The story of Richard II echoed into the Elizabethan reality through Shakespeare’s play. A former lover of Elizabeth’s, Robert Devereux, Earl of Essex, was out of her favour by late the 1590s. She was enraged by his quixotic ways and his military failures, especially the one of 1599 when he was sent to suppress an Irish revolt but had to make peace with the Irish instead. Essex hoped that the Queen would forgive him for the sake of their love, but she did not. She decided she was tired of Essex. Besides, Essex faced strong opposition among Elizabeth’s councillors. His most influential enemy was Francis Bacon, embittered by the fact that Essex was unable to promote him to a higher position.

Essex had little understanding of the reality. He believed that the Queen was under the bad influence of her councillors and that things would go right if she only fired these people. He worked out a plan how to make the Queen change her advisors.

Shakespeare’s Richard II was part of this plan. On 7 February 1601, Essex sent his men to the Globe Theatre and ordered through them a performance of the play. The news reached Elizabeth and frightened her. There is a legend that she told a historian called William Lambard: ‘I am Richard II, know you not that?’.

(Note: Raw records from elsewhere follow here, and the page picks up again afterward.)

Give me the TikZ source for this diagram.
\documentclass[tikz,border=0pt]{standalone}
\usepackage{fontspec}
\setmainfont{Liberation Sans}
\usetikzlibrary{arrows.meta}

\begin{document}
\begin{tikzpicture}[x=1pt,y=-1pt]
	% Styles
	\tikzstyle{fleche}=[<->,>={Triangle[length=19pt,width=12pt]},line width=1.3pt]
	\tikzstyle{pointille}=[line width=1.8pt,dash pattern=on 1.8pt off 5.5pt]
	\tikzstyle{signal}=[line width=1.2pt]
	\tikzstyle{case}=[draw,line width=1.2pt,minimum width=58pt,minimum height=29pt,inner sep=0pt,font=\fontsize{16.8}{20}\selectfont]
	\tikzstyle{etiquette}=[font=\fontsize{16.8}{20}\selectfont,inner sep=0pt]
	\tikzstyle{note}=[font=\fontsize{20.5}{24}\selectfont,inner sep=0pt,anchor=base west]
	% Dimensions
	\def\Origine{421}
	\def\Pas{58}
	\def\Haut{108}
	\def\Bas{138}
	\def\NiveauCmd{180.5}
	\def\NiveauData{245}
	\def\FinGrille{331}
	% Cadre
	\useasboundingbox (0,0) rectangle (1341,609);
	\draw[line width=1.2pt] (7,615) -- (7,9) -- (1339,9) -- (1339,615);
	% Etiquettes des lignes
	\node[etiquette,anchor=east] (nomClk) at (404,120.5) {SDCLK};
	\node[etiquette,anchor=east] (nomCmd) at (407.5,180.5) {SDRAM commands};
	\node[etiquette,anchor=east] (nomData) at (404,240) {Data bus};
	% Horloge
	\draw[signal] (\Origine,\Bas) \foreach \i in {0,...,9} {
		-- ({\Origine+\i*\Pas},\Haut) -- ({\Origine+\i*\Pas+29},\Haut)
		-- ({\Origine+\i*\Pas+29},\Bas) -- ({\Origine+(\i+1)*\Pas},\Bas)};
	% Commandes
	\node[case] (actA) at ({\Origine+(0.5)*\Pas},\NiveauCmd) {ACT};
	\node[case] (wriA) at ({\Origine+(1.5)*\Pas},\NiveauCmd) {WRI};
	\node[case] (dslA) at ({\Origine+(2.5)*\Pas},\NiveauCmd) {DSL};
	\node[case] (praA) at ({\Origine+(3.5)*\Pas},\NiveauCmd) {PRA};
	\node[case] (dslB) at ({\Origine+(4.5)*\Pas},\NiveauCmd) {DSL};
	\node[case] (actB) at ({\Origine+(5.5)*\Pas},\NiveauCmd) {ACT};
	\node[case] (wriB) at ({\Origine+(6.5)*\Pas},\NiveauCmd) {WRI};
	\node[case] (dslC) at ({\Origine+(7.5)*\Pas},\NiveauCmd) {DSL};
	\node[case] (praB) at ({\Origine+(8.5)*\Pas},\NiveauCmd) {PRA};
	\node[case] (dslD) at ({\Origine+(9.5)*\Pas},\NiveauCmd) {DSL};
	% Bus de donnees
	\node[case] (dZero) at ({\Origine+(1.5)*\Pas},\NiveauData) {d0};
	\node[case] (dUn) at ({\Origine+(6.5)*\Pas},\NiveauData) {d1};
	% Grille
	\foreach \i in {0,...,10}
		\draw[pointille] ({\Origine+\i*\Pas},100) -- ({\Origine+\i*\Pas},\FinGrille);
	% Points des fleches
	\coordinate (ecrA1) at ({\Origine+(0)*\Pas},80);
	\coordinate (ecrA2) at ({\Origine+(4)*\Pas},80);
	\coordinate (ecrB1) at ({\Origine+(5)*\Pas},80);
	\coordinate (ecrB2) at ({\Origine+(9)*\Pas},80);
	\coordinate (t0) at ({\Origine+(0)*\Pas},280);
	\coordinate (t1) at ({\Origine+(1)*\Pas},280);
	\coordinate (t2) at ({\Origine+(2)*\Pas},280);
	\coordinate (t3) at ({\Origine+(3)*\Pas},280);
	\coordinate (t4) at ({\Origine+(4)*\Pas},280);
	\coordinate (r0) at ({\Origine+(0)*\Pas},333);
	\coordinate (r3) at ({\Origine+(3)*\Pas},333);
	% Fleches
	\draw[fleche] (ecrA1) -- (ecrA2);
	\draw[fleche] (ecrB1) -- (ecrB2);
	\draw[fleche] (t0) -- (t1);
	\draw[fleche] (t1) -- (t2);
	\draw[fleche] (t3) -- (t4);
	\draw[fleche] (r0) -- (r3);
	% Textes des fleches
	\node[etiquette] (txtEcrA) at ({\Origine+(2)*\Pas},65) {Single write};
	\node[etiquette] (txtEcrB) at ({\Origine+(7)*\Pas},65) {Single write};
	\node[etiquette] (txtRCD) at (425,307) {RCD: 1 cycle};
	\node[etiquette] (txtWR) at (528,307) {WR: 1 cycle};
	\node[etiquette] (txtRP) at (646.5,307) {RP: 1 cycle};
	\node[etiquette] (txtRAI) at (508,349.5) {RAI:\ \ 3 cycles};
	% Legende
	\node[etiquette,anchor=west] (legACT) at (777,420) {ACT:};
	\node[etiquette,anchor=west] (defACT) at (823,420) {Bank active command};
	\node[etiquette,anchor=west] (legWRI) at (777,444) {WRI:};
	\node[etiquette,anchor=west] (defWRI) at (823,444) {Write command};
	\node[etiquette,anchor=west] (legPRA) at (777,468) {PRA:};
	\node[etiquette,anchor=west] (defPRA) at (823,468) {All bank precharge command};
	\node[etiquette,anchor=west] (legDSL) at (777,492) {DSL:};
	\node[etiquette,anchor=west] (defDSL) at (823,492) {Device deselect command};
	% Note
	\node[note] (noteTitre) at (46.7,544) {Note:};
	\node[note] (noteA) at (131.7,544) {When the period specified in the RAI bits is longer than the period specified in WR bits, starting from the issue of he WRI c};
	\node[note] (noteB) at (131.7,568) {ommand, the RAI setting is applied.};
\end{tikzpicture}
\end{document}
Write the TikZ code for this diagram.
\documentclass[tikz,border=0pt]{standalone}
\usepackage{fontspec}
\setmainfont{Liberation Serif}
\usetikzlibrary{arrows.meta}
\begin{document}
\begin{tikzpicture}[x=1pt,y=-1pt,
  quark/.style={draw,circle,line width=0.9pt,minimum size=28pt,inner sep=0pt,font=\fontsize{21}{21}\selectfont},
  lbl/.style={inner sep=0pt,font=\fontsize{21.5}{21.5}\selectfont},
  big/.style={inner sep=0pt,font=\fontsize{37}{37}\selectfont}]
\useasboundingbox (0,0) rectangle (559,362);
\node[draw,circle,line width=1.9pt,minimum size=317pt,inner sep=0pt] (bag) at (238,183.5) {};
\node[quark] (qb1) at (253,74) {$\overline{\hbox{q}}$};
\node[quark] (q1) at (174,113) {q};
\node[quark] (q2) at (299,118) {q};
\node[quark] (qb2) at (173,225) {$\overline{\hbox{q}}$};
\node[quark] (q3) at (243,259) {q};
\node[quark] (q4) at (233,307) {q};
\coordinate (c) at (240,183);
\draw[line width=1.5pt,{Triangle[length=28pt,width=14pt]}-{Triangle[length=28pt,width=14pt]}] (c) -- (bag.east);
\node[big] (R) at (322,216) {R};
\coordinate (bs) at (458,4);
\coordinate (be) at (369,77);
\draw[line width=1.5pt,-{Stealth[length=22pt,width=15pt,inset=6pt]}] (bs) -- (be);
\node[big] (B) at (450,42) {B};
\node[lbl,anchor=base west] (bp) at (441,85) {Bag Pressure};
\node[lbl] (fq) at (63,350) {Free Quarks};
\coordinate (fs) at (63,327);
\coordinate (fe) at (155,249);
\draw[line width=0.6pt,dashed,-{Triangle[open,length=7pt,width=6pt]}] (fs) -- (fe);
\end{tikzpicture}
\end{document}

On 12 February, Essex and his followers started an uprising. Their plan was to seize the Queen’s palace and to make the Queen yield to their conditions. But it did not work. The rebels were arrested. On the 25th February Elizabeth had Essex beheaded.

His followers were much luckier. They were put in the Tower of London and were not to stay there for long: in 1603, when Elisabeth died, King James ascended the English throne. He was the son of Mary Stuart executed by Elizabeth, so he hated Elizabethan policy and did everything to the contrary. So his first action was to free all the participants of Essex’s rebellion.

One of them was Henry Wriothsley [riðli], Earl of Southampton, to whom Shakespeare had dedicated his 1593 poem Venus and Adonis. Many critics believe that he was also the ‘Fair Friend’ of the Sonnets.